Suppose I point at L+ and say: ‘OP believes that this sentence does not express a true proposition’. That seems like a true belief report, and it seems to express that the belief-relation holds between OP and PROP. Yet for that to happen, my use of L+ = ‘this sentence does not express a true proposition’ somehow singles out PROP. If so, why can’t those words express PROP when they occur on their own, viz. as L+? (Here, the preliminary remark, and the nature of demonstratives, may become relevant.)
The upshot is that we need to be told some story about why L+ does not express PROP. A Tarskian / Contextualist may have such a story; but we can’t just claim that L+ does not express a proposition and consider the Liar Paradox solved. Further, whatever story we do tell, it needs to say something about the Principle of Compositionality.
(PoC) For all complex expressions e, the meaning of e is determined by the meanings of e’s constituents, together with e syntactic structure.
Given that the constituents of L+ are meaningful, and given that L+ is syntactically non-defective, PoC entails that L+ is meaningful. That’s not quite the same as expressing a proposition, but it’s close enough to make trouble. In particular, if the constituents of Q+ compose to express PROP, why don’t the constituents of L+? Individually, all the constituents seem to have the right semantic values.
4. The ad hoc concern
As I said, we need a reason for denying that L+ expresses a proposition. The OP’s suggestion was that the paradox itself provides such a reason: L+ couldn’t express a proposition; because if it did, there would be a paradox. To support this, OP points out that Naïve Comprehension [NC] was rejected because it led to a paradox (viz. Russell’s). And that was the only reason for rejecting it (according to OP). So why isn’t it a good-enough reason to reject that L+ expresses a proposition?
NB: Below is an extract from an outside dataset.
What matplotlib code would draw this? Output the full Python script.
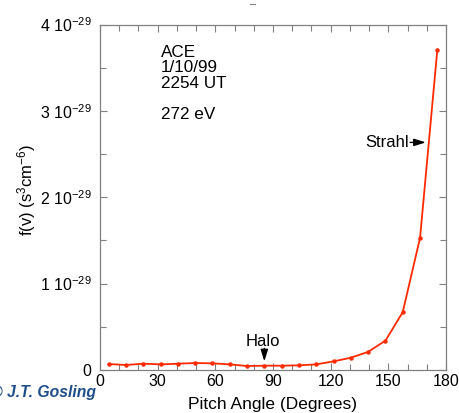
import matplotlib
matplotlib.use("Agg")
import matplotlib.pyplot as plt
from matplotlib.ticker import MultipleLocator, FuncFormatter
from matplotlib.lines import Line2D

plt.rcParams['font.family'] = ['Liberation Sans', 'DejaVu Sans']
plt.rcParams['mathtext.fontset'] = 'custom'
plt.rcParams['mathtext.rm'] = 'Liberation Sans'
plt.rcParams['mathtext.it'] = 'Liberation Sans:italic'

# Data (f(v) in units of 1e-29 s^3 cm^-6)
pitch_angle = [4.5, 13.5, 22.5, 31.5, 40.5, 49.5, 58.5, 67.5, 76.5, 85.5,
               94.5, 103.5, 112.5, 121.5, 130.5, 139.5, 148.5, 157.5, 166.5, 175.5]
fv = [0.069, 0.058, 0.073, 0.065, 0.073, 0.081, 0.077, 0.065, 0.046, 0.050,
      0.050, 0.054, 0.065, 0.100, 0.142, 0.210, 0.340, 0.670, 1.530, 3.710]
y_ticks = [0, 1, 2, 3, 4]
x_ticks = [0, 30, 60, 90, 120, 150, 180]
info_lines = ["ACE", "1/10/99", "2254 UT", "", "272 eV"]

W, H = 459, 413
fig = plt.figure(figsize=(W / 100, H / 100), dpi=100)
ax = fig.add_axes([100 / W, 1 - 370 / H, 346 / W, 345.5 / H])

ax.plot(pitch_angle, fv, color='#ff2a00', lw=1.3, marker='o', ms=3.2,
        markeredgewidth=0, zorder=3)

ax.set_xlim(0, 180)
ax.set_ylim(0, 4)
ax.set_xticks(x_ticks)
ax.xaxis.set_minor_locator(MultipleLocator(10))
ax.set_yticks(y_ticks)
ax.yaxis.set_minor_locator(MultipleLocator(0.5))


def yfmt(v, pos):
    if v == 0:
        return "0"
    return r"%d 10$^{\mathregular{-29}}$" % int(round(v))


ax.yaxis.set_major_formatter(FuncFormatter(yfmt))
for s in ax.spines.values():
    s.set_color('#808080')
    s.set_linewidth(0.9)
ax.tick_params(which='both', direction='in', top=True, right=True,
               color='#808080', width=0.8)
ax.tick_params(which='major', length=5, labelsize=11.5)
ax.tick_params(axis='y', which='major', pad=6)
ax.tick_params(axis='x', which='major', pad=3)
ax.tick_params(which='minor', length=4)

ax.set_xlabel("Pitch Angle (Degrees)", fontsize=12.5)
ax.xaxis.set_label_coords(0.5, -27 / 345.5)
ax.set_ylabel(r"f(v) (s$^{\mathregular{3}}$cm$^{\mathregular{-6}}$)", fontsize=12)
ax.yaxis.set_label_coords(-0.178, 0.52)

fig.text(161 / W, 1 - 45 / H, "\n".join(info_lines), fontsize=12.3,
         va='top', ha='left', linespacing=1.04)

# Halo annotation
ax.annotate("", xy=(85.5, 0.10), xytext=(85.5, 0.25),
            arrowprops=dict(arrowstyle='-|>,head_length=0.7,head_width=0.22',
                            color='black', lw=1.0, shrinkA=0, shrinkB=0))
ax.text(84.5, 0.245, "Halo", fontsize=12, ha='center', va='bottom')

# Strahl annotation
ax.annotate("", xy=(169.5, 2.635), xytext=(161.3, 2.635),
            arrowprops=dict(arrowstyle='-|>,head_length=0.7,head_width=0.22',
                            color='black', lw=1.0, shrinkA=0, shrinkB=0))
ax.text(160.5, 2.635, "Strahl", fontsize=12, ha='right', va='center')

fig.text(96 / W, 1 - 397 / H, "\u00a9 J.T. Gosling", fontsize=11.3,
         style='italic', weight='bold', color='#1f4f8a', ha='right', va='baseline')

fig.add_artist(Line2D([250 / W, 255 / W], [1 - 4 / H, 1 - 4 / H],
                      color='#808080', lw=0.8))

fig.savefig("out.png", dpi=100)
One answer, I think, is that Russell’s Paradox directly challenges NC. NC says: ‘For every F, there’s a set of all Fs’, and the paradox then asks: ‘What about F = does not contain itself as element?’ Since NC can’t answer this question, it looks like NC is directly responsible for our troubles. (Though Dummett argued otherwise?) By contrast, there is no one principle that generates the Liar Paradox, where we’d say: ‘Yeah, that’s the culprit!’ The Liar Paradox has a number of ingredients, so that it really would be ad hoc to just pick one and discard it.